STATED TASK ::
Every entry below should be transcribed exactly; pictures stay out of the copy.

DATASET ROWS ::
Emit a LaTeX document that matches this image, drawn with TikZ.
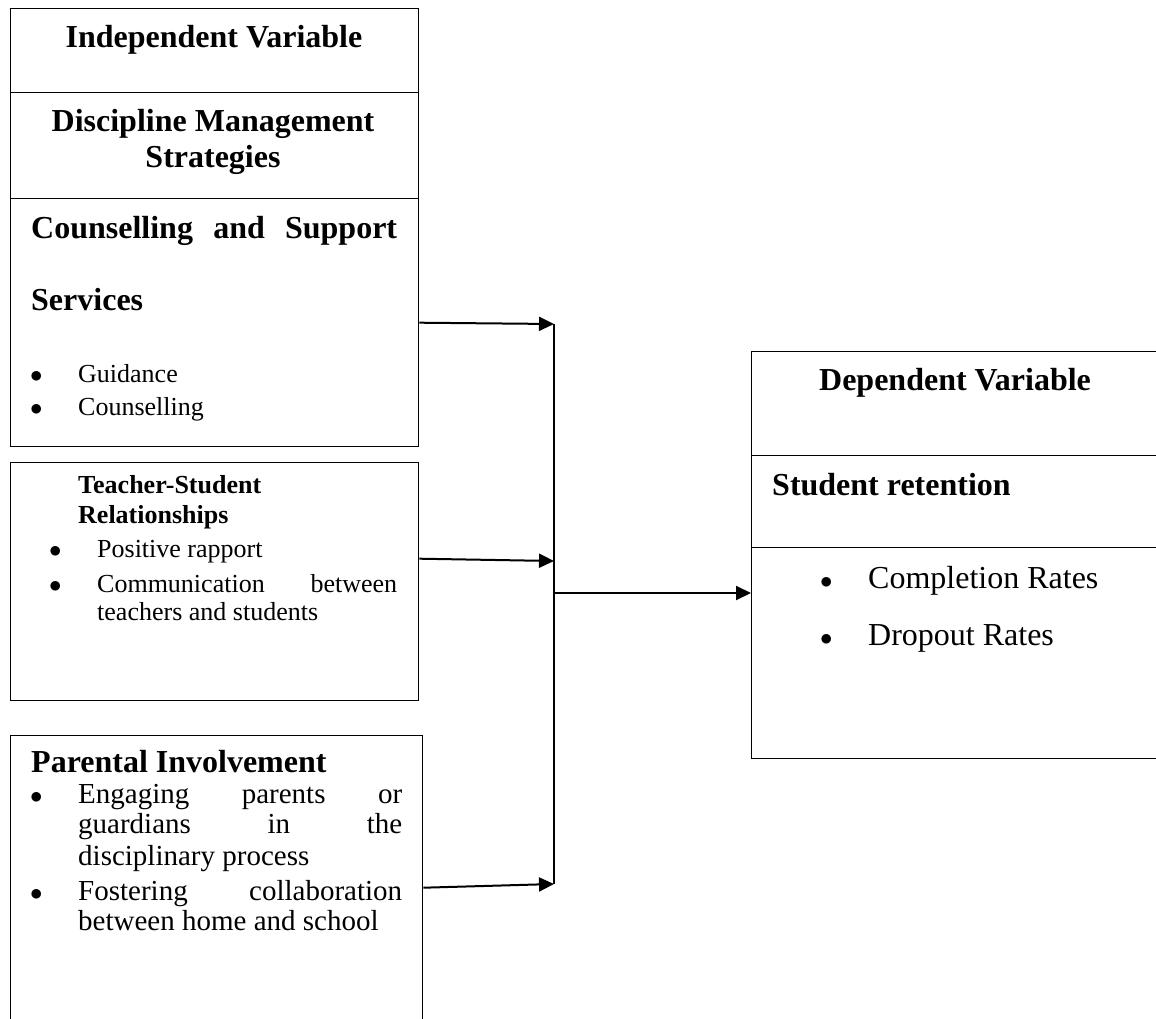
\documentclass[tikz,border=0pt]{standalone}
\usepackage{fontspec}
\setmainfont{Liberation Serif}
\usetikzlibrary{arrows.meta}

\tikzset{
  cell/.style={draw, line width=1.4pt, inner sep=0pt, anchor=north west},
  txt/.style={inner sep=0pt, anchor=base west},
  hbig/.style={font=\fontsize{32}{38}\selectfont\bfseries},
  hmid/.style={font=\fontsize{26}{31}\selectfont\bfseries},
  tmid/.style={font=\fontsize{26}{31}\selectfont},
  tpar/.style={font=\fontsize{29}{34}\selectfont},
  tbig/.style={font=\fontsize{32}{38}\selectfont},
  link/.style={line width=2pt, -{Triangle[length=15pt,width=14pt]}},
}
\newcommand{\bul}[1]{\makebox[#1][l]{$\bullet$}}

\begin{document}
\begin{tikzpicture}[x=1pt, y=-1pt]
    \useasboundingbox (0,0) rectangle (1156,1019);
    \clip (0,0) rectangle (1156,1019);

    % Cajas de la izquierda (variable independiente)
    \node[cell, minimum width=408pt, minimum height=84pt] (iv) at (10,8) {};
    \node[cell, minimum width=408pt, minimum height=106pt] (dms) at (10,92) {};
    \node[cell, minimum width=408pt, minimum height=248pt] (css) at (10,198) {};
    \node[cell, minimum width=408pt, minimum height=238pt] (trs) at (10,462) {};
    \node[cell, minimum width=412pt, minimum height=304pt] (pi) at (10,735) {};

    % Cajas de la derecha (variable dependiente), cortadas por el borde
    \node[cell, minimum width=420pt, minimum height=104pt] (dv) at (751,351) {};
    \node[cell, minimum width=420pt, minimum height=92pt] (sr) at (751,455) {};
    \node[cell, minimum width=420pt, minimum height=211pt] (srb) at (751,547) {};

    % Textos
    \node[txt, hbig, anchor=base] (ivt) at (214,48) {Independent Variable};
    \node[txt, hbig, anchor=base] (dmt1) at (213,132) {Discipline Management};
    \node[txt, hbig, anchor=base] (dmt2) at (213,168) {Strategies};

    \node[txt, hbig] (cst1) at (31,238) {\makebox[366pt][s]{Counselling and Support}};
    \node[txt, hbig] (cst2) at (31,310) {Services};
    \node[txt, tmid] (cs1) at (30,382) {\bul{48pt}Guidance};
    \node[txt, tmid] (cs2) at (30,415) {\bul{48pt}Counselling};

    \node[txt, hmid] (trt1) at (78,493) {Teacher-Student};
    \node[txt, hmid] (trt2) at (78,523) {Relationships};
    \node[txt, tmid] (tr1) at (49,557) {\bul{48pt}Positive rapport};
    \node[txt, tmid] (tr2) at (49,592) {\bul{48pt}\makebox[300pt][s]{Communication between}};
    \node[txt, tmid] (tr3) at (97,620) {teachers and students};

    \node[txt, hbig] (pit) at (31,772) {Parental Involvement};
    \node[txt, tpar] (pi1) at (30,803) {\bul{48pt}\makebox[324pt][s]{Engaging parents or}};
    \node[txt, tpar] (pi2) at (78,833) {\makebox[324pt][s]{guardians in the}};
    \node[txt, tpar] (pi3) at (78,865) {disciplinary process};
    \node[txt, tpar] (pi4) at (30,900) {\bul{48pt}\makebox[324pt][s]{Fostering collaboration}};
    \node[txt, tpar] (pi5) at (78,930) {between home and school};

    \node[txt, hbig, anchor=base] (dvt) at (955,390) {Dependent Variable};
    \node[txt, hbig] (srt) at (772,495) {Student retention};
    \node[txt, tbig] (sr1) at (820,588) {\bul{48pt}Completion Rates};
    \node[txt, tbig] (sr2) at (820,645) {\bul{48pt}Dropout Rates};

    % Conectores
    \coordinate (in1) at (554,324);
    \coordinate (in2) at (554,561);
    \coordinate (in3) at (554,884);
    \coordinate (out) at (554,593);
    \draw[link] (css.east) -- (in1);
    \draw[link] ([yshift=23pt]trs.east) -- (in2);
    \draw[link] (pi.east) -- (in3);
    \draw[line width=1.6pt] (in1) -- (in3);
    \draw[link] (out) -- (out -| srb.west);
\end{tikzpicture}
\end{document}
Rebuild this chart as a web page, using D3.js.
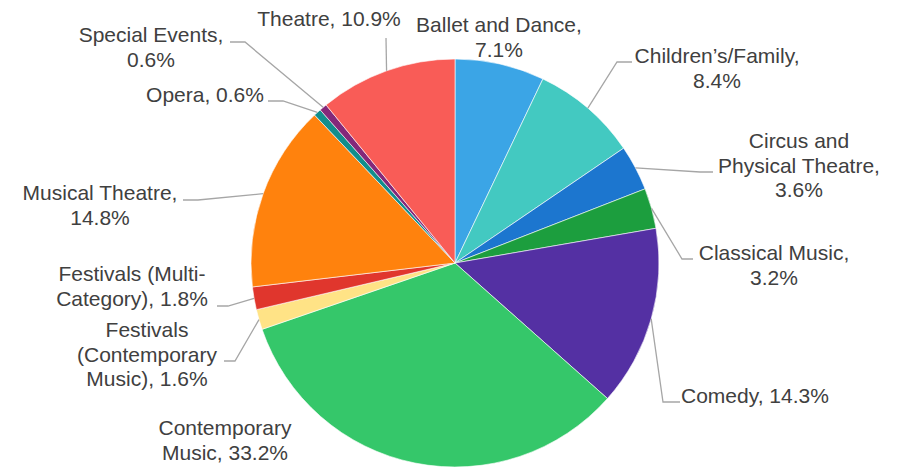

FULL OUTPUT ::
Emit a LaTeX document that matches this image, drawn with TikZ.
\documentclass[tikz,border=0pt]{standalone}
\usepackage{fontspec}
\setmainfont{Liberation Serif}
\usetikzlibrary{arrows.meta}

\tikzset{
  cell/.style={draw, line width=1.4pt, inner sep=0pt, anchor=north west},
  txt/.style={inner sep=0pt, anchor=base west},
  hbig/.style={font=\fontsize{32}{38}\selectfont\bfseries},
  hmid/.style={font=\fontsize{26}{31}\selectfont\bfseries},
  tmid/.style={font=\fontsize{26}{31}\selectfont},
  tpar/.style={font=\fontsize{29}{34}\selectfont},
  tbig/.style={font=\fontsize{32}{38}\selectfont},
  link/.style={line width=2pt, -{Triangle[length=15pt,width=14pt]}},
}
\newcommand{\bul}[1]{\makebox[#1][l]{$\bullet$}}

\begin{document}
\begin{tikzpicture}[x=1pt, y=-1pt]
    \useasboundingbox (0,0) rectangle (1156,1019);
    \clip (0,0) rectangle (1156,1019);

    % Cajas de la izquierda (variable independiente)
    \node[cell, minimum width=408pt, minimum height=84pt] (iv) at (10,8) {};
    \node[cell, minimum width=408pt, minimum height=106pt] (dms) at (10,92) {};
    \node[cell, minimum width=408pt, minimum height=248pt] (css) at (10,198) {};
    \node[cell, minimum width=408pt, minimum height=238pt] (trs) at (10,462) {};
    \node[cell, minimum width=412pt, minimum height=304pt] (pi) at (10,735) {};

    % Cajas de la derecha (variable dependiente), cortadas por el borde
    \node[cell, minimum width=420pt, minimum height=104pt] (dv) at (751,351) {};
    \node[cell, minimum width=420pt, minimum height=92pt] (sr) at (751,455) {};
    \node[cell, minimum width=420pt, minimum height=211pt] (srb) at (751,547) {};

    % Textos
    \node[txt, hbig, anchor=base] (ivt) at (214,48) {Independent Variable};
    \node[txt, hbig, anchor=base] (dmt1) at (213,132) {Discipline Management};
    \node[txt, hbig, anchor=base] (dmt2) at (213,168) {Strategies};

    \node[txt, hbig] (cst1) at (31,238) {\makebox[366pt][s]{Counselling and Support}};
    \node[txt, hbig] (cst2) at (31,310) {Services};
    \node[txt, tmid] (cs1) at (30,382) {\bul{48pt}Guidance};
    \node[txt, tmid] (cs2) at (30,415) {\bul{48pt}Counselling};

    \node[txt, hmid] (trt1) at (78,493) {Teacher-Student};
    \node[txt, hmid] (trt2) at (78,523) {Relationships};
    \node[txt, tmid] (tr1) at (49,557) {\bul{48pt}Positive rapport};
    \node[txt, tmid] (tr2) at (49,592) {\bul{48pt}\makebox[300pt][s]{Communication between}};
    \node[txt, tmid] (tr3) at (97,620) {teachers and students};

    \node[txt, hbig] (pit) at (31,772) {Parental Involvement};
    \node[txt, tpar] (pi1) at (30,803) {\bul{48pt}\makebox[324pt][s]{Engaging parents or}};
    \node[txt, tpar] (pi2) at (78,833) {\makebox[324pt][s]{guardians in the}};
    \node[txt, tpar] (pi3) at (78,865) {disciplinary process};
    \node[txt, tpar] (pi4) at (30,900) {\bul{48pt}\makebox[324pt][s]{Fostering collaboration}};
    \node[txt, tpar] (pi5) at (78,930) {between home and school};

    \node[txt, hbig, anchor=base] (dvt) at (955,390) {Dependent Variable};
    \node[txt, hbig] (srt) at (772,495) {Student retention};
    \node[txt, tbig] (sr1) at (820,588) {\bul{48pt}Completion Rates};
    \node[txt, tbig] (sr2) at (820,645) {\bul{48pt}Dropout Rates};

    % Conectores
    \coordinate (in1) at (554,324);
    \coordinate (in2) at (554,561);
    \coordinate (in3) at (554,884);
    \coordinate (out) at (554,593);
    \draw[link] (css.east) -- (in1);
    \draw[link] ([yshift=23pt]trs.east) -- (in2);
    \draw[link] (pi.east) -- (in3);
    \draw[line width=1.6pt] (in1) -- (in3);
    \draw[link] (out) -- (out -| srb.west);
\end{tikzpicture}
\end{document}
Rebuild this chart as a web page, using D3.js.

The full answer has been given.